**Task brief:** The data below should be printed in full, exactly, and without any of its images.

**Collected material:**
---+---

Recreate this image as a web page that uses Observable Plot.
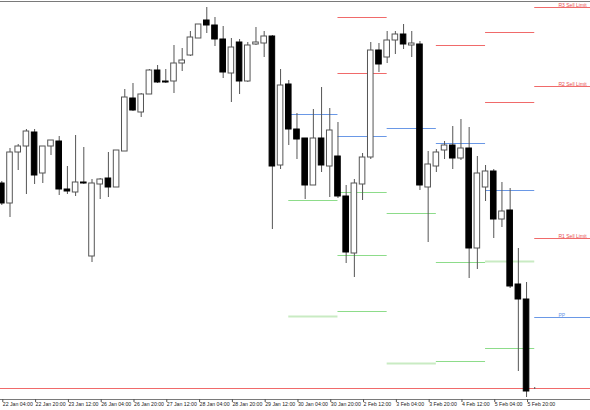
<!DOCTYPE html>
<html><head><meta charset="utf-8">
<script src="https://cdn.jsdelivr.net/npm/d3@7"></script>
<script src="https://cdn.jsdelivr.net/npm/@observablehq/plot@0.6"></script>
<style>body{margin:0;background:#fff;overflow:hidden} #chart{width:590px;height:410px}</style>
</head><body><div id="chart"></div>
<script>
// H4 candles, 22 Jan 04:00 .. 6 Feb 00:00
const open  = [1.1817,1.1797,1.1848,1.1854,1.1868,1.1827,1.1854,1.1859,1.1811,1.1808,1.1818,1.1744,1.1816,1.1822,1.1813,1.1849,1.1902,1.1888,1.1906,1.1930,1.1919,1.1919,1.1937,1.1945,1.1962,1.1980,1.1975,1.1961,1.1927,1.1958,1.1919,1.1956,1.1957,1.1964,1.1835,1.1916,1.1871,1.1862,1.1815,1.1862,1.1834,1.1844,1.1804,1.1747,1.1816,1.1843,1.1950,1.1943,1.1960,1.1966,1.1955,1.1956,1.1813,1.1834,1.1850,1.1855,1.1842,1.1852,1.1752,1.1813,1.1829,1.1781,1.1790,1.1716,1.1701,1.1612];
const high  = [1.1819,1.1852,1.1856,1.1871,1.1871,1.1854,1.1860,1.1864,1.1834,1.1865,1.1853,1.1821,1.1822,1.1848,1.1850,1.1911,1.1917,1.1907,1.1931,1.1935,1.1931,1.1955,1.1952,1.1969,1.1976,1.1993,1.1983,1.1974,1.1962,1.1961,1.1958,1.1973,1.1969,1.1965,1.1931,1.1920,1.1887,1.1862,1.1891,1.1913,1.1892,1.1878,1.1815,1.1821,1.1847,1.1958,1.1957,1.1969,1.1969,1.1976,1.1969,1.1959,1.1849,1.1851,1.1859,1.1874,1.1881,1.1873,1.1844,1.1835,1.1831,1.1818,1.1812,1.1752,1.1718,1.1613];
const low   = [1.1795,1.1783,1.1830,1.1806,1.1816,1.1817,1.1845,1.1805,1.1806,1.1804,1.1816,1.1738,1.1801,1.1803,1.1813,1.1849,1.1889,1.1883,1.1906,1.1917,1.1917,1.1907,1.1929,1.1944,1.1962,1.1967,1.1954,1.1922,1.1898,1.1906,1.1918,1.1955,1.1943,1.1771,1.1831,1.1855,1.1841,1.1801,1.1815,1.1828,1.1803,1.1802,1.1737,1.1723,1.1800,1.1841,1.1928,1.1937,1.1946,1.1951,1.1943,1.1810,1.1758,1.1828,1.1841,1.1831,1.1840,1.1722,1.1731,1.1799,1.1762,1.1773,1.1712,1.1629,1.1603,1.1611];
const close = [1.1797,1.1848,1.1854,1.1869,1.1825,1.1854,1.1860,1.1811,1.1809,1.1818,1.1817,1.1817,1.1821,1.1813,1.1850,1.1903,1.1890,1.1906,1.1930,1.1918,1.1918,1.1937,1.1940,1.1963,1.1976,1.1975,1.1961,1.1928,1.1953,1.1919,1.1955,1.1958,1.1964,1.1834,1.1915,1.1871,1.1861,1.1815,1.1862,1.1835,1.1870,1.1804,1.1748,1.1817,1.1843,1.1950,1.1936,1.1960,1.1966,1.1956,1.1957,1.1815,1.1836,1.1848,1.1855,1.1842,1.1852,1.1752,1.1827,1.1829,1.1781,1.1789,1.1714,1.1701,1.1609,1.1612];

// x-axis tick labels (every 4th bar)
const tickLabels = ["22 Jan 04:00","22 Jan 20:00","23 Jan 12:00","26 Jan 04:00","26 Jan 20:00","27 Jan 12:00","28 Jan 04:00","28 Jan 20:00","29 Jan 12:00","30 Jan 04:00","30 Jan 20:00","2 Feb 12:00","3 Feb 04:00","3 Feb 20:00","4 Feb 12:00","5 Feb 04:00","5 Feb 20:00"];
const tickEvery = 4;

// daily pivot levels: bar index where each day starts
const dayStart = [35, 41, 47, 53, 59, 65];
const pivotDay   = [0,0,0, 1,1,1,1,1,1, 2,2,2, 3,3,3,3, 4,4,4,4,4, 5,5,5,5];
const pivotLevel = [1.1886,1.1800,1.1684, 1.1983,1.1927,1.1864,1.1808,1.1745,1.1689, 1.1872,1.1787,1.1637, 1.1955,1.1857,1.1738,1.1639, 1.1968,1.1898,1.1810,1.1739,1.1652, 1.1993,1.1914,1.1762,1.1683];
const pivotKind  = ["pp","s","sf", "r","r","pp","s","s","s", "pp","s","sf", "r","pp","s","s", "r","r","pp","sf","s", "r","r","r","pp"];
const lastLabels = ["R3 Sell Limit","R2 Sell Limit","R1 Sell Limit","PP"];
const bidPrice = 1.1612;

const xDomain = [-0.16, 71.8];
const yDomain = [1.1601, 1.1999];

const colours = {r:"#f06a6a", pp:"#6a98e6", s:"#8ddc8a", sf:"#c9ebc3"};

const candles = open.map((o, i) => ({i, open:o, high:high[i], low:low[i], close:close[i], up: close[i] > o}));
const segments = pivotLevel.map((lv, k) => {
  const d = pivotDay[k];
  return {x1: dayStart[d], x2: d + 1 < dayStart.length ? dayStart[d + 1] : xDomain[1], level: lv, kind: pivotKind[k]};
});
const lastDay = dayStart.length - 1;
const labelRows = segments.filter(s => s.x1 === dayStart[lastDay]).map((s, j) => ({level: s.level, text: lastLabels[j], kind: s.kind}));
const tickIdx = tickLabels.map((_, j) => j * tickEvery);

const chart = Plot.plot({
  width: 590, height: 410,
  marginTop: 1, marginBottom: 11, marginLeft: 0, marginRight: 0,
  style: {background: "#fff", fontFamily: "'Liberation Sans', Arial, sans-serif"},
  x: {type: "linear", domain: xDomain},
  y: {domain: yDomain, axis: null},
  color: {type: "identity"},
  marks: [
    Plot.ruleY([yDomain[1]], {stroke: "#7a7a7a"}),
    Plot.ruleY([yDomain[0]], {stroke: "#7a7a7a"}),
    Plot.axisX({ticks: tickIdx, tickFormat: d => tickLabels[Math.round(d / tickEvery)], tickSize: 3, tickPadding: 0,
      fontSize: 5.2, textAnchor: "start", dx: 1, stroke: "#555", fill: "#222"}),
    Plot.ruleY(segments.filter(s => s.kind !== "sf"), {y: "level", x1: "x1", x2: "x2", stroke: d => colours[d.kind], strokeWidth: 1}),
    Plot.ruleY(segments.filter(s => s.kind === "sf"), {y: "level", x1: "x1", x2: "x2", stroke: d => colours[d.kind], strokeWidth: 2}),
    Plot.ruleY([bidPrice], {stroke: colours.r}),
    Plot.ruleX(candles, {x: "i", y1: "low", y2: "high", stroke: "#555"}),
    Plot.rect(candles, {x1: d => d.i - 0.34, x2: d => d.i + 0.34, y1: "open", y2: "close",
      fill: d => d.up ? "#fff" : "#000", stroke: d => d.up ? "#555" : "#000", strokeWidth: 1}),
    Plot.text(labelRows, {y: "level", text: "text", frameAnchor: "right", dx: -32, textAnchor: "start",
      lineAnchor: "bottom", dy: -1, fontSize: 5, fill: d => d.kind === "pp" ? colours.pp : "#e84f4f"})
  ]
});
document.getElementById("chart").appendChild(chart);
</script>
</body></html>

---+---

**The result:**
Recreate this image as a web page that uses Observable Plot.
<!DOCTYPE html>
<html><head><meta charset="utf-8">
<script src="https://cdn.jsdelivr.net/npm/d3@7"></script>
<script src="https://cdn.jsdelivr.net/npm/@observablehq/plot@0.6"></script>
<style>body{margin:0;background:#fff;overflow:hidden} #chart{width:590px;height:410px}</style>
</head><body><div id="chart"></div>
<script>
// H4 candles, 22 Jan 04:00 .. 6 Feb 00:00
const open  = [1.1817,1.1797,1.1848,1.1854,1.1868,1.1827,1.1854,1.1859,1.1811,1.1808,1.1818,1.1744,1.1816,1.1822,1.1813,1.1849,1.1902,1.1888,1.1906,1.1930,1.1919,1.1919,1.1937,1.1945,1.1962,1.1980,1.1975,1.1961,1.1927,1.1958,1.1919,1.1956,1.1957,1.1964,1.1835,1.1916,1.1871,1.1862,1.1815,1.1862,1.1834,1.1844,1.1804,1.1747,1.1816,1.1843,1.1950,1.1943,1.1960,1.1966,1.1955,1.1956,1.1813,1.1834,1.1850,1.1855,1.1842,1.1852,1.1752,1.1813,1.1829,1.1781,1.1790,1.1716,1.1701,1.1612];
const high  = [1.1819,1.1852,1.1856,1.1871,1.1871,1.1854,1.1860,1.1864,1.1834,1.1865,1.1853,1.1821,1.1822,1.1848,1.1850,1.1911,1.1917,1.1907,1.1931,1.1935,1.1931,1.1955,1.1952,1.1969,1.1976,1.1993,1.1983,1.1974,1.1962,1.1961,1.1958,1.1973,1.1969,1.1965,1.1931,1.1920,1.1887,1.1862,1.1891,1.1913,1.1892,1.1878,1.1815,1.1821,1.1847,1.1958,1.1957,1.1969,1.1969,1.1976,1.1969,1.1959,1.1849,1.1851,1.1859,1.1874,1.1881,1.1873,1.1844,1.1835,1.1831,1.1818,1.1812,1.1752,1.1718,1.1613];
const low   = [1.1795,1.1783,1.1830,1.1806,1.1816,1.1817,1.1845,1.1805,1.1806,1.1804,1.1816,1.1738,1.1801,1.1803,1.1813,1.1849,1.1889,1.1883,1.1906,1.1917,1.1917,1.1907,1.1929,1.1944,1.1962,1.1967,1.1954,1.1922,1.1898,1.1906,1.1918,1.1955,1.1943,1.1771,1.1831,1.1855,1.1841,1.1801,1.1815,1.1828,1.1803,1.1802,1.1737,1.1723,1.1800,1.1841,1.1928,1.1937,1.1946,1.1951,1.1943,1.1810,1.1758,1.1828,1.1841,1.1831,1.1840,1.1722,1.1731,1.1799,1.1762,1.1773,1.1712,1.1629,1.1603,1.1611];
const close = [1.1797,1.1848,1.1854,1.1869,1.1825,1.1854,1.1860,1.1811,1.1809,1.1818,1.1817,1.1817,1.1821,1.1813,1.1850,1.1903,1.1890,1.1906,1.1930,1.1918,1.1918,1.1937,1.1940,1.1963,1.1976,1.1975,1.1961,1.1928,1.1953,1.1919,1.1955,1.1958,1.1964,1.1834,1.1915,1.1871,1.1861,1.1815,1.1862,1.1835,1.1870,1.1804,1.1748,1.1817,1.1843,1.1950,1.1936,1.1960,1.1966,1.1956,1.1957,1.1815,1.1836,1.1848,1.1855,1.1842,1.1852,1.1752,1.1827,1.1829,1.1781,1.1789,1.1714,1.1701,1.1609,1.1612];

// x-axis tick labels (every 4th bar)
const tickLabels = ["22 Jan 04:00","22 Jan 20:00","23 Jan 12:00","26 Jan 04:00","26 Jan 20:00","27 Jan 12:00","28 Jan 04:00","28 Jan 20:00","29 Jan 12:00","30 Jan 04:00","30 Jan 20:00","2 Feb 12:00","3 Feb 04:00","3 Feb 20:00","4 Feb 12:00","5 Feb 04:00","5 Feb 20:00"];
const tickEvery = 4;

// daily pivot levels: bar index where each day starts
const dayStart = [35, 41, 47, 53, 59, 65];
const pivotDay   = [0,0,0, 1,1,1,1,1,1, 2,2,2, 3,3,3,3, 4,4,4,4,4, 5,5,5,5];
const pivotLevel = [1.1886,1.1800,1.1684, 1.1983,1.1927,1.1864,1.1808,1.1745,1.1689, 1.1872,1.1787,1.1637, 1.1955,1.1857,1.1738,1.1639, 1.1968,1.1898,1.1810,1.1739,1.1652, 1.1993,1.1914,1.1762,1.1683];
const pivotKind  = ["pp","s","sf", "r","r","pp","s","s","s", "pp","s","sf", "r","pp","s","s", "r","r","pp","sf","s", "r","r","r","pp"];
const lastLabels = ["R3 Sell Limit","R2 Sell Limit","R1 Sell Limit","PP"];
const bidPrice = 1.1612;

const xDomain = [-0.16, 71.8];
const yDomain = [1.1601, 1.1999];

const colours = {r:"#f06a6a", pp:"#6a98e6", s:"#8ddc8a", sf:"#c9ebc3"};

const candles = open.map((o, i) => ({i, open:o, high:high[i], low:low[i], close:close[i], up: close[i] > o}));
const segments = pivotLevel.map((lv, k) => {
  const d = pivotDay[k];
  return {x1: dayStart[d], x2: d + 1 < dayStart.length ? dayStart[d + 1] : xDomain[1], level: lv, kind: pivotKind[k]};
});
const lastDay = dayStart.length - 1;
const labelRows = segments.filter(s => s.x1 === dayStart[lastDay]).map((s, j) => ({level: s.level, text: lastLabels[j], kind: s.kind}));
const tickIdx = tickLabels.map((_, j) => j * tickEvery);

const chart = Plot.plot({
  width: 590, height: 410,
  marginTop: 1, marginBottom: 11, marginLeft: 0, marginRight: 0,
  style: {background: "#fff", fontFamily: "'Liberation Sans', Arial, sans-serif"},
  x: {type: "linear", domain: xDomain},
  y: {domain: yDomain, axis: null},
  color: {type: "identity"},
  marks: [
    Plot.ruleY([yDomain[1]], {stroke: "#7a7a7a"}),
    Plot.ruleY([yDomain[0]], {stroke: "#7a7a7a"}),
    Plot.axisX({ticks: tickIdx, tickFormat: d => tickLabels[Math.round(d / tickEvery)], tickSize: 3, tickPadding: 0,
      fontSize: 5.2, textAnchor: "start", dx: 1, stroke: "#555", fill: "#222"}),
    Plot.ruleY(segments.filter(s => s.kind !== "sf"), {y: "level", x1: "x1", x2: "x2", stroke: d => colours[d.kind], strokeWidth: 1}),
    Plot.ruleY(segments.filter(s => s.kind === "sf"), {y: "level", x1: "x1", x2: "x2", stroke: d => colours[d.kind], strokeWidth: 2}),
    Plot.ruleY([bidPrice], {stroke: colours.r}),
    Plot.ruleX(candles, {x: "i", y1: "low", y2: "high", stroke: "#555"}),
    Plot.rect(candles, {x1: d => d.i - 0.34, x2: d => d.i + 0.34, y1: "open", y2: "close",
      fill: d => d.up ? "#fff" : "#000", stroke: d => d.up ? "#555" : "#000", strokeWidth: 1}),
    Plot.text(labelRows, {y: "level", text: "text", frameAnchor: "right", dx: -32, textAnchor: "start",
      lineAnchor: "bottom", dy: -1, fontSize: 5, fill: d => d.kind === "pp" ? colours.pp : "#e84f4f"})
  ]
});
document.getElementById("chart").appendChild(chart);
</script>
</body></html>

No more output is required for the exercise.